The twisting and contorting bodies of prisoners are trapped in one corner of the mural, as a phoenix unfurls its vast, bright-orange wings, drawing the eyes upward. Vivid memories from past and present incarcerated convicts haunt the bottom of the portrait. In the middle, a clock showcases the time left in jail and hints of hope for a future shown above, with teachers shaking hands and passing diplomas off to smiling graduating students.The mural, “From Incarceration to Liberation,” is a collaboration between SF State’s Project Rebound and the True Colors Mural Project of Berkeley City College. It was unveiled Thursday from 5-8 p.m. at the ASI Art Gallery in the Cesar Chavez Student Center, and the exhibition will run from Dec. 4 through Jan. 28. It aims to represent a new approach to crime and incarceration in the United States. The mural combines the visions of those with first-hand experience and knowledge of life inside the U.S. prison system.
The mural project started as a collaboration inspired by the passing of former SF State professor and creator of Project Rebound John Irwin in 2010, according to Jason Bell, director of the organization.
Project Rebound, which was created by Irwin in 1967, is a program dedicated to helping formerly incarcerated students reintegrate themselves into a college environment. According to Project Rebound’s website, their focus is on using “education as an alternative to incarceration” and “turning former prisoners to scholars.”
“After John Irwin passed away, we always said that we would do something in his legacy,” Bell said. ”We created an endowment scholarship and the mural was always in the back of my mind. We have been working on it the last two years with a famous muralist named Juana Alicia Araiza.”
Araiza, director of True Colors, said she created the mural project with SF State student Yazmin Madriz, whom she had known for over 20 years.“This was something that was close to my heart in terms of dealing with the consequences of a defunded public education system and seeing the money poured into incarcerating my family members, my students and marginalized youth all over the country,” Araiza said.
The inspiration for the mural came in November 2013, when Madriz learned about Project Rebound from one of their interns.
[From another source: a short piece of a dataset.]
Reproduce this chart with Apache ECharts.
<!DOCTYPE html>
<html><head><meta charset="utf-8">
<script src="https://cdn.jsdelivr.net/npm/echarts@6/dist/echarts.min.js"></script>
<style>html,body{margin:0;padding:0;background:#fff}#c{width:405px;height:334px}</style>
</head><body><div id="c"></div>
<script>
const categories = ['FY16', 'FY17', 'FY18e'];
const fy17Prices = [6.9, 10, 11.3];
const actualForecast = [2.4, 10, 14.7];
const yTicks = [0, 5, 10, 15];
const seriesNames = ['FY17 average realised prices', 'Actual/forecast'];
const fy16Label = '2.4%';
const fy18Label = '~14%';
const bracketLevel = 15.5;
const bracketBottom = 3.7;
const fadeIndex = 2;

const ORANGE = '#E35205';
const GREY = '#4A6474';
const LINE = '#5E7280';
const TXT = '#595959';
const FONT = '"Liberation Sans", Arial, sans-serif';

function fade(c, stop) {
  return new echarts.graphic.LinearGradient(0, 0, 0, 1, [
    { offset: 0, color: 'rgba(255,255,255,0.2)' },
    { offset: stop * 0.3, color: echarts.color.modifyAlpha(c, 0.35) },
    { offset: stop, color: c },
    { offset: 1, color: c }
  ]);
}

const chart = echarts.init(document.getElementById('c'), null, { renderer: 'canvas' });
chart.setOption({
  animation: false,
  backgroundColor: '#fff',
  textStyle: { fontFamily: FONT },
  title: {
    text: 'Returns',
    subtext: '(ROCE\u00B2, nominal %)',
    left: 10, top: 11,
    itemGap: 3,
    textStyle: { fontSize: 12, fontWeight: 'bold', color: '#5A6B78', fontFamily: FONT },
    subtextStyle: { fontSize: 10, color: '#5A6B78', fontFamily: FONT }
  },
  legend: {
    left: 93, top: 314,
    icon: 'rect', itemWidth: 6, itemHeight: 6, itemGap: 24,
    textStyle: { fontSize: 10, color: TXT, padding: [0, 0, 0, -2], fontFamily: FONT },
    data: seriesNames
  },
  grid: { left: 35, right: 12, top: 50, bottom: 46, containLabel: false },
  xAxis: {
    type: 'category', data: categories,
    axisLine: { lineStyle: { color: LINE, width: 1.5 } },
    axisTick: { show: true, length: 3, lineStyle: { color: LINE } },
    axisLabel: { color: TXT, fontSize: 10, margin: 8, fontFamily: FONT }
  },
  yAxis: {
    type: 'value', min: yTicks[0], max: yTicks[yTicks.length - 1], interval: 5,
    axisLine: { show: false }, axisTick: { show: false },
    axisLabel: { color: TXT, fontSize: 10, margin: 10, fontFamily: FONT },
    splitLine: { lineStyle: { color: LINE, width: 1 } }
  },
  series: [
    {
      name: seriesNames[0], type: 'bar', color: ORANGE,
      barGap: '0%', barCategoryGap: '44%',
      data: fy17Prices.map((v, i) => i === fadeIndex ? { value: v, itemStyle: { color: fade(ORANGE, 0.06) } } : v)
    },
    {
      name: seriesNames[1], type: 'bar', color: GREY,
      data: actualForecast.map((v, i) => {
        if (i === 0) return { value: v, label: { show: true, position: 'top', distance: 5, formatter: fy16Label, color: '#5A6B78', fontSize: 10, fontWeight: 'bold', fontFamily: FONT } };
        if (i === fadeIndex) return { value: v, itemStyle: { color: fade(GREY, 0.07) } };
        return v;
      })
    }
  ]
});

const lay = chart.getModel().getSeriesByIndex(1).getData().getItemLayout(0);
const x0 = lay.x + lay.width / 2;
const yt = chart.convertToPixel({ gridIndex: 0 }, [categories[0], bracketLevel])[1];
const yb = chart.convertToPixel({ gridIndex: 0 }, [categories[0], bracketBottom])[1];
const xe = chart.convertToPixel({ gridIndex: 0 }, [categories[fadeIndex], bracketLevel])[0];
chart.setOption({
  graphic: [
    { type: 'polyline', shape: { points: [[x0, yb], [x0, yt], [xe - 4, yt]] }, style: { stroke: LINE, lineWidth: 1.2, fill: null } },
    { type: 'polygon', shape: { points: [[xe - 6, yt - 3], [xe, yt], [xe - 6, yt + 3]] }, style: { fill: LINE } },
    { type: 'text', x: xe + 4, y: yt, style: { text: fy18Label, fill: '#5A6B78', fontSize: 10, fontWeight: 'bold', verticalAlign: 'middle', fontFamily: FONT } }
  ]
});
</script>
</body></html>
Madriz had a friend who was incarcerated at the time, so she reached out to the program for a possible art project, and they told her to submit a proposal.
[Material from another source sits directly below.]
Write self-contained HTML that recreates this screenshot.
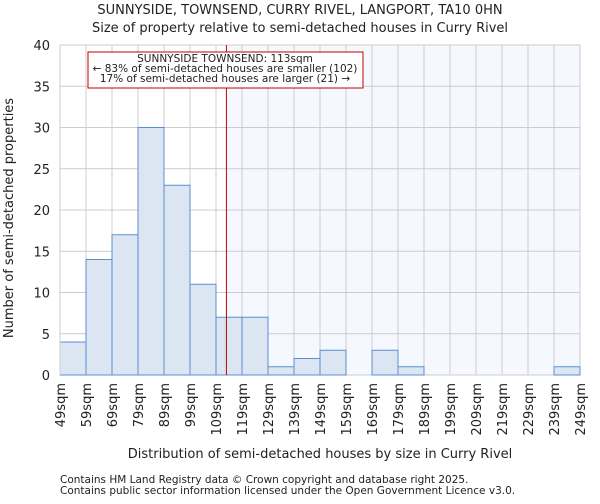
<!DOCTYPE html>
<html><head><meta charset="utf-8"><style>
body{margin:0;background:#fff;font-family:"DejaVu Sans","Liberation Sans",sans-serif;}
svg text{font-family:"DejaVu Sans","Liberation Sans",sans-serif;fill:#222;}
</style></head><body>
<svg id="chart" width="600" height="500" xmlns="http://www.w3.org/2000/svg">
<text x="300" y="14" font-size="13" text-anchor="middle">SUNNYSIDE, TOWNSEND, CURRY RIVEL, LANGPORT, TA10 0HN</text>
<text x="300" y="32" font-size="13" text-anchor="middle">Size of property relative to semi-detached houses in Curry Rivel</text>
<g id="plot"></g>
<text x="320" y="458" font-size="13" text-anchor="middle">Distribution of semi-detached houses by size in Curry Rivel</text>
<text transform="translate(13,218) rotate(-90)" font-size="13" text-anchor="middle">Number of semi-detached properties</text>
<text x="60" y="483" font-size="10.5">Contains HM Land Registry data © Crown copyright and database right 2025.</text>
<text x="60" y="494" font-size="10.5">Contains public sector information licensed under the Open Government Licence v3.0.</text>
</svg>
<script>
const binStarts=[49,59,69,79,89,99,109,119,129,139,149,159,169,179,189,199,209,219,229,239,249];
const counts=[4,14,17,30,23,11,7,7,1,2,3,0,3,1,0,0,0,0,0,1];
const yTicks=[0,5,10,15,20,25,30,35,40];
const subjectSize=113;
const annotLines=["SUNNYSIDE TOWNSEND: 113sqm","← 83% of semi-detached houses are smaller (102)","17% of semi-detached houses are larger (21) →"];
const NS="http://www.w3.org/2000/svg";
const X0=60,X1=580,Y0=375,Y1=45,xMin=49,xMax=249,yMax=40;
const xs=v=>X0+(v-xMin)/(xMax-xMin)*(X1-X0);
const ys=v=>Y0-v/yMax*(Y0-Y1);
const g=document.getElementById('plot');
function mk(t,a){const e=document.createElementNS(NS,t);for(const k in a)e.setAttribute(k,a[k]);g.appendChild(e);return e;}
let e=mk('rect',{x:xs(subjectSize),y:Y1,width:X1-xs(subjectSize),height:Y0-Y1,fill:'#f5f8fe'});


yTicks.forEach(t=>{
 let l=mk('line',{x1:X0,x2:X1,y1:ys(t),y2:ys(t),stroke:'#cccccc','stroke-width':1});
 
 
 let tx=mk('text',{x:X0-10,y:ys(t)+5,'font-size':13,'text-anchor':'end'});tx.textContent=t;
 
 
});
binStarts.forEach(b=>{
 let l=mk('line',{x1:xs(b),x2:xs(b),y1:Y1,y2:Y0,stroke:'#cccccc','stroke-width':1});
 
 
 let tx=mk('text',{transform:`translate(${xs(b)+5},${Y0+8}) rotate(-90)`,'font-size':13,'text-anchor':'end'});tx.textContent=b+'sqm';
 
 
});
counts.forEach((c,i)=>{
 if(c<=0)return;
 let r=mk('rect',{x:xs(binStarts[i]),y:ys(c),width:xs(binStarts[i+1])-xs(binStarts[i]),height:Y0-ys(c),fill:'#dce6f3',stroke:'#5a8fd0','stroke-width':1});
 
 
});
e=mk('line',{x1:X0,x2:X0,y1:Y1,y2:Y0,stroke:'#cccccc'});


e=mk('line',{x1:xs(subjectSize),x2:xs(subjectSize),y1:Y1,y2:Y0,stroke:'#c00000','stroke-width':1});


e=mk('rect',{x:88,y:52,width:275,height:36,fill:'#fff',stroke:'#c00000','stroke-width':1});


annotLines.forEach((s,i)=>{
 let t=mk('text',{x:225,y:62+i*10,'font-size':10.5,'text-anchor':'middle'});t.textContent=s;
 
 
});
</script>
</body></html>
“I love that attitude about this program: ‘You got an idea, let’s do it,’” Madriz said. “Just like they had an idea to better their lives, and they did it.”
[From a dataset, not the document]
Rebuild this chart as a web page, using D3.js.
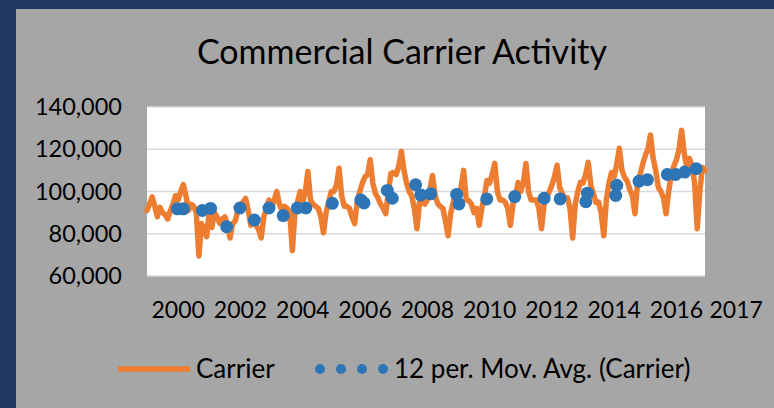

Artist Sonia Molina, a 24-year-old SF State student, worked on drawing prison cells for the mural.
“The themes of the mural touch close to home,” Molina said. “I have friends who have been to prison and have definitely been affected by it. There were some issues with the new art policy for SF State funding the approval. Today we’re hoping to get our funding and get it up there.”
Lina Savage, a 21-year-old studio arts major at SF State, was another artist who collaborated on the mural.
“The figures in the mural represent those who have taken part in the cultivation of Project Rebound and what it stands for,” Savage said. “Whether it be the one individual who we don’t really have a name for, or represents the people who have come through. It means all the people who have taken an effort and who have made change.”